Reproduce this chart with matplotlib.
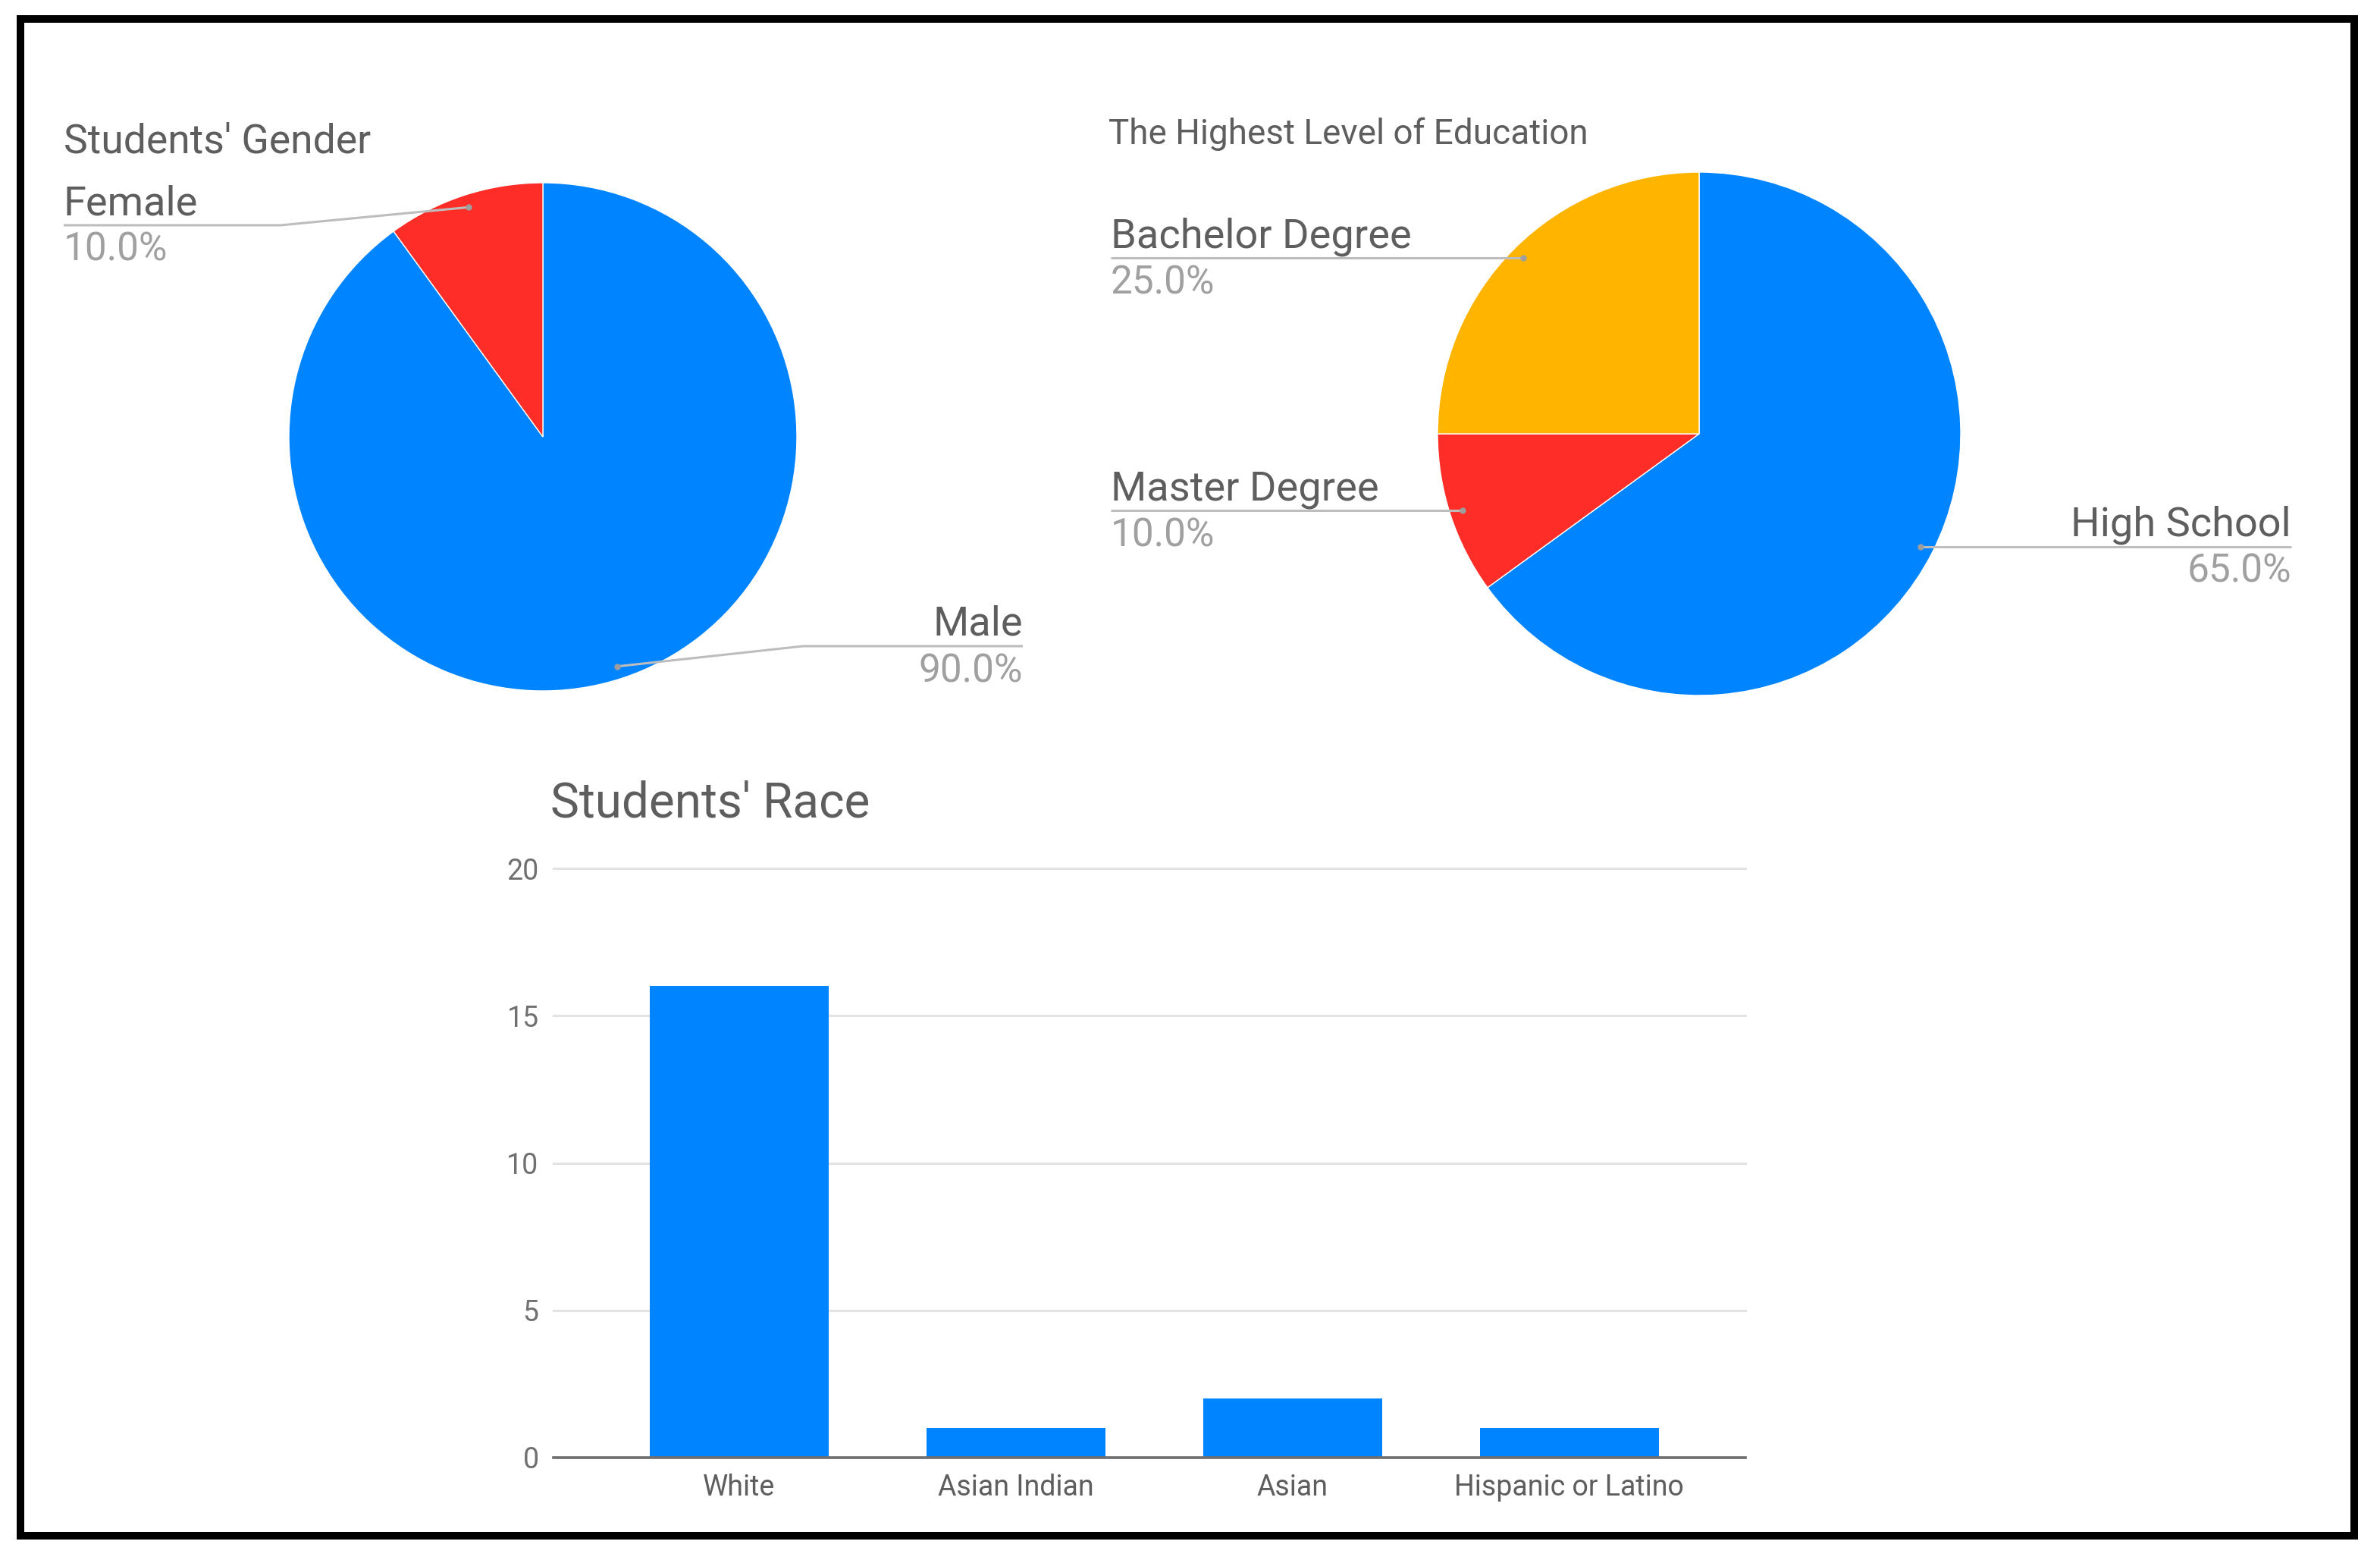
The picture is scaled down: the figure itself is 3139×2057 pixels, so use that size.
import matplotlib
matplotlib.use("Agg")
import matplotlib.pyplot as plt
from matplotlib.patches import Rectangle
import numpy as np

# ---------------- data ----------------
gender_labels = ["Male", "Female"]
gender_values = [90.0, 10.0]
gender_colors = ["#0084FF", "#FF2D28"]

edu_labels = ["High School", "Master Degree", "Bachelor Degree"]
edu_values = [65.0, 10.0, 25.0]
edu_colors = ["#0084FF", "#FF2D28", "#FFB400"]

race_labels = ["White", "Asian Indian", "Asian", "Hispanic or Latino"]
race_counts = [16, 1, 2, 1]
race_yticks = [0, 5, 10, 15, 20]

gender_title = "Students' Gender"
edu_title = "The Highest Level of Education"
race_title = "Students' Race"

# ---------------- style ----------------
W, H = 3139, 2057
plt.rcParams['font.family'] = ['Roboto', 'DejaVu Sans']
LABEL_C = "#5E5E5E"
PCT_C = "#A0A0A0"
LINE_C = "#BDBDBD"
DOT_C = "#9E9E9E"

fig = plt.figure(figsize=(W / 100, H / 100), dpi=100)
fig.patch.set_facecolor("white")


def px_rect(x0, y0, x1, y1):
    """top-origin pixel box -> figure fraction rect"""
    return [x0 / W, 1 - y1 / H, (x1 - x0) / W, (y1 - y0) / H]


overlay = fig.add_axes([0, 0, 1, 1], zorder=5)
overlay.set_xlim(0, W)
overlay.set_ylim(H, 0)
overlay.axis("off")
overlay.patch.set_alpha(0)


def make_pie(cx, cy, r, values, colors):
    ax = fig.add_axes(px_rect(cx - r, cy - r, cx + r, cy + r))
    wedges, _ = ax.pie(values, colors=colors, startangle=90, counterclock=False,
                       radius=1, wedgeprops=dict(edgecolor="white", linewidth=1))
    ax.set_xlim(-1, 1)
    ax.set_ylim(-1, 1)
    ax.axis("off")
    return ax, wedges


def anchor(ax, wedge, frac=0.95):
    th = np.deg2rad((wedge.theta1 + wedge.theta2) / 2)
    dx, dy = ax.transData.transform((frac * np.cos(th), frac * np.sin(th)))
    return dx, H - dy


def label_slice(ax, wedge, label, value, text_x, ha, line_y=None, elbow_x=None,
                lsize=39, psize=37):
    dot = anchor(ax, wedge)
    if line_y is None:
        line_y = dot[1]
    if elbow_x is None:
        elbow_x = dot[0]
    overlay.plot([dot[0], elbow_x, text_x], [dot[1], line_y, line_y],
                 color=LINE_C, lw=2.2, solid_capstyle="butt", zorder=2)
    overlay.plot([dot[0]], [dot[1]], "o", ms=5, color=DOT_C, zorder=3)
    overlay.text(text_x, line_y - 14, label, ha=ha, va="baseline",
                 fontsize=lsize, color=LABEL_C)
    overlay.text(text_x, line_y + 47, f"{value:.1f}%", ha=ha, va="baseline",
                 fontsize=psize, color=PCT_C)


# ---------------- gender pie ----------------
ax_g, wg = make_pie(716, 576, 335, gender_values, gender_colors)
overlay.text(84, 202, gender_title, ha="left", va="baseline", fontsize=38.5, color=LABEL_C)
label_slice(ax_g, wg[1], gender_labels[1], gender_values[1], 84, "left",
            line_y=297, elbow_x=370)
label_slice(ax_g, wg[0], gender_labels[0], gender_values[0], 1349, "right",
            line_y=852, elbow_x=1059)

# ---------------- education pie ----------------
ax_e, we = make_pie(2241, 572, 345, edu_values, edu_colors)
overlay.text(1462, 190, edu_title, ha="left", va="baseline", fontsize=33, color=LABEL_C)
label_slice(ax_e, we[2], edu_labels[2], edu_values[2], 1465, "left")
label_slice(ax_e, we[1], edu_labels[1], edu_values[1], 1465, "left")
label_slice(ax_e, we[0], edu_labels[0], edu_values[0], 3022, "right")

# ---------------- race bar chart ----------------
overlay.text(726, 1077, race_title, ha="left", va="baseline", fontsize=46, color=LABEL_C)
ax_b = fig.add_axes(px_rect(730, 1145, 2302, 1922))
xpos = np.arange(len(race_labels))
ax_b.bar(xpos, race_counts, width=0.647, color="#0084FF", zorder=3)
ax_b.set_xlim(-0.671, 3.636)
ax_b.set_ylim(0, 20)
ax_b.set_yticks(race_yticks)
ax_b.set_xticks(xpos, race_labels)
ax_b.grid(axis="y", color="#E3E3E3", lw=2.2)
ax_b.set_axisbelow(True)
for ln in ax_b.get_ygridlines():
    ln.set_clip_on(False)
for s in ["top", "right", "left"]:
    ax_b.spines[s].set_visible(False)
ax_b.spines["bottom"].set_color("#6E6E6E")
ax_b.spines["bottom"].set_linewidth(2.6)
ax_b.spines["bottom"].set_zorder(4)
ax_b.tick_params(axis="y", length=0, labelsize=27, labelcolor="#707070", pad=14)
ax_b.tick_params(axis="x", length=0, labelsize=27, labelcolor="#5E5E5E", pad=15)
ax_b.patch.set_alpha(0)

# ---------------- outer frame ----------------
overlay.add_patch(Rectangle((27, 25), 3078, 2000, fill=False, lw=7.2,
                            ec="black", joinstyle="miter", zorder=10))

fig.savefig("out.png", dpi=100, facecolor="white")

__What to do__. Beginning with the line containing "The picture is" and ending with the line containing "import numpy as np", extract those lines exactly from the listing above, and only those.

__Solution to this problem__.
The picture is scaled down: the figure itself is 3139×2057 pixels, so use that size.
import matplotlib
matplotlib.use("Agg")
import matplotlib.pyplot as plt
from matplotlib.patches import Rectangle
import numpy as np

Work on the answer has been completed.